A review by liralen
My Grandmother: A Memoir by Fethiye Çetin

3.0

Çetin's grandmother was, as far as Çetin knew for most of her life, a Turkish Muslim. It was only when Çetin was an adult and her grandmother nearing her last years that Çetin learned the truth: her grandmother had once had another name, another religion, another family—Armenian Christians. She'd been kidnapped during a death march and raised by her captors as a combination of daughter and servant. As Çetin tells it, her grandmother had more or less come to peace with this, had viewed her captor-father as a good man. What her grandmother still wondered about, though, was the family that had escaped to America.

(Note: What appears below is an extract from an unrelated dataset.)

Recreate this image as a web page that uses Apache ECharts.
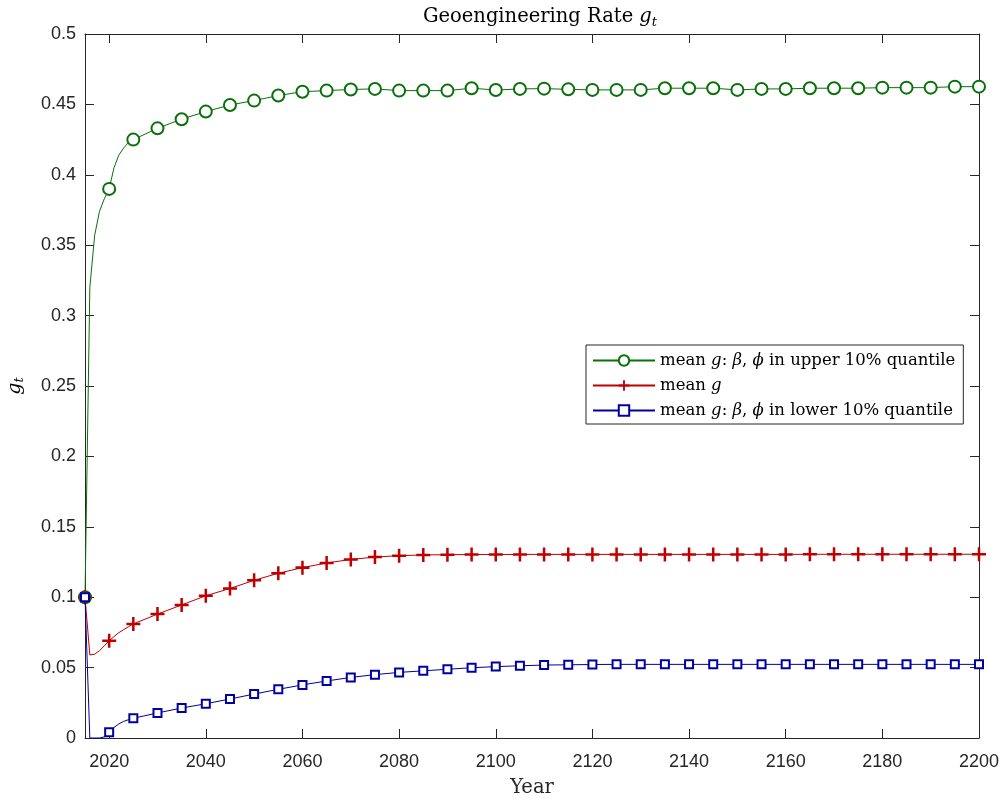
<!DOCTYPE html>
<html>
<head>
<meta charset="utf-8">
<script src="https://cdn.jsdelivr.net/npm/echarts@6/dist/echarts.min.js"></script>
<style>html,body{margin:0;padding:0;background:#fff}#c{width:1003px;height:799px}</style>
</head>
<body>
<div id="c"></div>
<script>
const years = [2015,2016,2017,2018,2019,2020,2021,2022,2023,2024,2025,2030,2035,2040,2045,2050,2055,2060,2065,2070,2075,2080,2085,2090,2095,2100,2105,2110,2115,2120,2125,2130,2135,2140,2145,2150,2155,2160,2165,2170,2175,2180,2185,2190,2195,2200];
const upperG = [0.1,0.32,0.357,0.374,0.383,0.390,0.405,0.414,0.419,0.423,0.425,0.433,0.4395,0.4449,0.4496,0.4527,0.4563,0.459,0.4598,0.4606,0.461,0.4598,0.4598,0.4598,0.4615,0.4602,0.461,0.4612,0.4607,0.4603,0.4603,0.4603,0.4615,0.4615,0.4615,0.4603,0.461,0.461,0.4615,0.4615,0.4615,0.4619,0.4619,0.4619,0.4626,0.4626];
const meanG = [0.1,0.059,0.0595,0.062,0.0655,0.069,0.072,0.0748,0.077,0.079,0.081,0.088,0.0945,0.101,0.1062,0.112,0.117,0.121,0.1243,0.1268,0.1285,0.1295,0.13,0.1302,0.1303,0.1303,0.1304,0.1304,0.1304,0.1304,0.1304,0.1304,0.1304,0.1304,0.1304,0.1304,0.1304,0.1304,0.1305,0.1305,0.1305,0.1305,0.1305,0.1305,0.1305,0.1305];
const lowerG = [0.1,0.0,0.0,0.0,0.0008,0.004,0.0075,0.0100,0.0118,0.013,0.014,0.0178,0.0213,0.0243,0.0277,0.0312,0.0346,0.0377,0.0405,0.043,0.045,0.0466,0.0477,0.0488,0.0499,0.0507,0.0513,0.0518,0.052,0.0522,0.0523,0.0523,0.0523,0.0523,0.0523,0.0523,0.0523,0.0523,0.0523,0.0523,0.0523,0.0523,0.0523,0.0523,0.0523,0.0523];
const xTicks = [2020,2040,2060,2080,2100,2120,2140,2160,2180,2200];
const yTicks = [0,0.05,0.1,0.15,0.2,0.25,0.3,0.35,0.4,0.45,0.5];
const markerYears = [2015,2020,2025,2030,2035,2040,2045,2050,2055,2060,2065,2070,2075,2080,2085,2090,2095,2100,2105,2110,2115,2120,2125,2130,2135,2140,2145,2150,2155,2160,2165,2170,2175,2180,2185,2190,2195,2200];

const AX = '#262626';
const SERIF = '"DejaVu Serif","Liberation Serif",serif';
const SANS = '"Liberation Sans",Arial,sans-serif';
const plusPath = 'path://M4.1,0h1.8v10h-1.8z M0,4.1h10v1.8h-10z';

function build(vals) {
  return years.map((y, i) => {
    const item = { value: [y, vals[i]] };
    if (markerYears.indexOf(y) < 0) item.symbol = 'none';
    return item;
  });
}

const chart = echarts.init(document.getElementById('c'), null, { renderer: 'canvas' });
const rich = {
  n: { fontFamily: SERIF, fontSize: 16.5, color: '#000' },
  i: { fontFamily: SERIF, fontSize: 16.5, fontStyle: 'italic', color: '#000' }
};
const legendText = {
  upper: '{n|mean }{i|g}{n|: }{i|β}{n|, }{i|ϕ}{n| in upper 10% quantile}',
  mean: '{n|mean }{i|g}',
  lower: '{n|mean }{i|g}{n|: }{i|β}{n|, }{i|ϕ}{n| in lower 10% quantile}'
};

chart.setOption({
  animation: false,
  backgroundColor: '#fff',
  title: {
    text: '{n|Geoengineering Rate }{i|g}{s|t}',
    left: 535, top: -1, textAlign: 'center',
    textStyle: {
      fontWeight: 'normal',
      rich: {
        n: { fontFamily: SERIF, fontSize: 19.5, fontWeight: 'normal', color: '#000', lineHeight: 26 },
        i: { fontFamily: SERIF, fontSize: 19.5, fontStyle: 'italic', fontWeight: 'normal', color: '#000', lineHeight: 26 },
        s: { fontFamily: SERIF, fontSize: 13, fontStyle: 'italic', fontWeight: 'normal', color: '#000', padding: [11, 0, 0, 0], lineHeight: 26 }
      }
    }
  },
  legend: {
    orient: 'vertical',
    left: 586, top: 345,
    padding: [7, 8, 5, 6],
    backgroundColor: '#fff',
    borderColor: AX, borderWidth: 1,
    borderRadius: 0,
    itemWidth: 62, itemHeight: 13, itemGap: 8,
    data: ['upper', 'mean', 'lower'],
    formatter: (name) => legendText[name],
    textStyle: { rich: rich }
  },
  grid: { left: 85, right: 24, top: 34, bottom: 61, containLabel: false, outerBoundsMode: 'none' },
  xAxis: [{
    type: 'value', min: 2015, max: 2200, position: 'bottom',
    name: 'Year', nameLocation: 'middle', nameGap: 40,
    nameTextStyle: { fontFamily: SERIF, fontSize: 19.5, color: '#262626' },
    axisLine: { show: true, onZero: false, lineStyle: { color: AX, width: 1 } },
    axisTick: { show: true, inside: true, length: 9, customValues: xTicks, lineStyle: { color: AX } },
    axisLabel: { customValues: xTicks, margin: 15, fontFamily: SANS, fontSize: 18, color: AX, formatter: (v) => String(v) },
    splitLine: { show: false }
  }, {
    type: 'value', min: 2015, max: 2200, position: 'top',
    axisLine: { show: true, onZero: false, lineStyle: { color: AX, width: 1 } },
    axisTick: { show: true, inside: true, length: 9, customValues: xTicks, lineStyle: { color: AX } },
    axisLabel: { show: false },
    splitLine: { show: false }
  }],
  yAxis: [{
    type: 'value', min: 0, max: 0.5, interval: 0.05, position: 'left',
    name: '{i|g}{s|t}', nameLocation: 'middle', nameGap: 58, nameRotate: 90,
    nameTextStyle: {
      rich: {
        i: { fontFamily: SERIF, fontSize: 19, fontStyle: 'italic', color: '#000', lineHeight: 24 },
        s: { fontFamily: SERIF, fontSize: 13, fontStyle: 'italic', color: '#000', padding: [10, 0, 0, 0], lineHeight: 24 }
      }
    },
    axisLine: { show: true, onZero: false, lineStyle: { color: AX, width: 1 } },
    axisTick: { show: true, inside: true, length: 9, lineStyle: { color: AX } },
    axisLabel: { margin: 9, fontFamily: SANS, fontSize: 18, color: AX,
      formatter: (v) => { const t = yTicks.find(k => Math.abs(k - v) < 1e-9); return String(t !== undefined ? t : v); } },
    splitLine: { show: false }
  }, {
    type: 'value', min: 0, max: 0.5, interval: 0.05, position: 'right',
    axisLine: { show: true, onZero: false, lineStyle: { color: AX, width: 1 } },
    axisTick: { show: true, inside: true, length: 9, lineStyle: { color: AX } },
    axisLabel: { show: false },
    splitLine: { show: false }
  }],
  series: [{
    name: 'upper', type: 'line', data: build(upperG),
    symbol: 'emptyCircle', symbolSize: 12, showAllSymbol: true, clip: false,
    lineStyle: { color: '#0a700a', width: 1 },
    itemStyle: { color: '#0a700a', borderColor: '#0a700a', borderWidth: 2 },
    emphasis: { disabled: true }, z: 2
  }, {
    name: 'mean', type: 'line', data: build(meanG),
    symbol: plusPath, symbolSize: 14, showAllSymbol: true, clip: false,
    lineStyle: { color: '#c00000', width: 1 },
    itemStyle: { color: '#c00000' },
    emphasis: { disabled: true }, z: 3
  }, {
    name: 'lower', type: 'line', data: build(lowerG),
    symbol: 'emptyRect', symbolSize: 8, showAllSymbol: true, clip: false,
    lineStyle: { color: '#0000a0', width: 1 },
    itemStyle: { color: '#0000a0', borderColor: '#0000a0', borderWidth: 2 },
    emphasis: { disabled: true }, z: 4
  }]
});
</script>
</body>
</html>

This is one of those things that...the story is in parts fascinating and definitely important, but, knowing little about Turkey and less about Armenia, I would have needed a lot more context to really understand. This is a translation, and I suspect that most of those capable of reading the original would have at the very least a slightly better chance than I did of understanding all the nuance, but I think I'd have done better starting with a history book and then moving on to this. A lot of this is a secondhand story, which I suppose adds to the disconnected sense I had. Çetin was working only with what she had, though, but it sounds like there's...so much room to unpack so much more. How do you move on from having your entire life and family ripped away from you? How do you move on from the family you can find again not helping you get in contact with the others? These might not be questions Çetin could reasonably answer, but oof.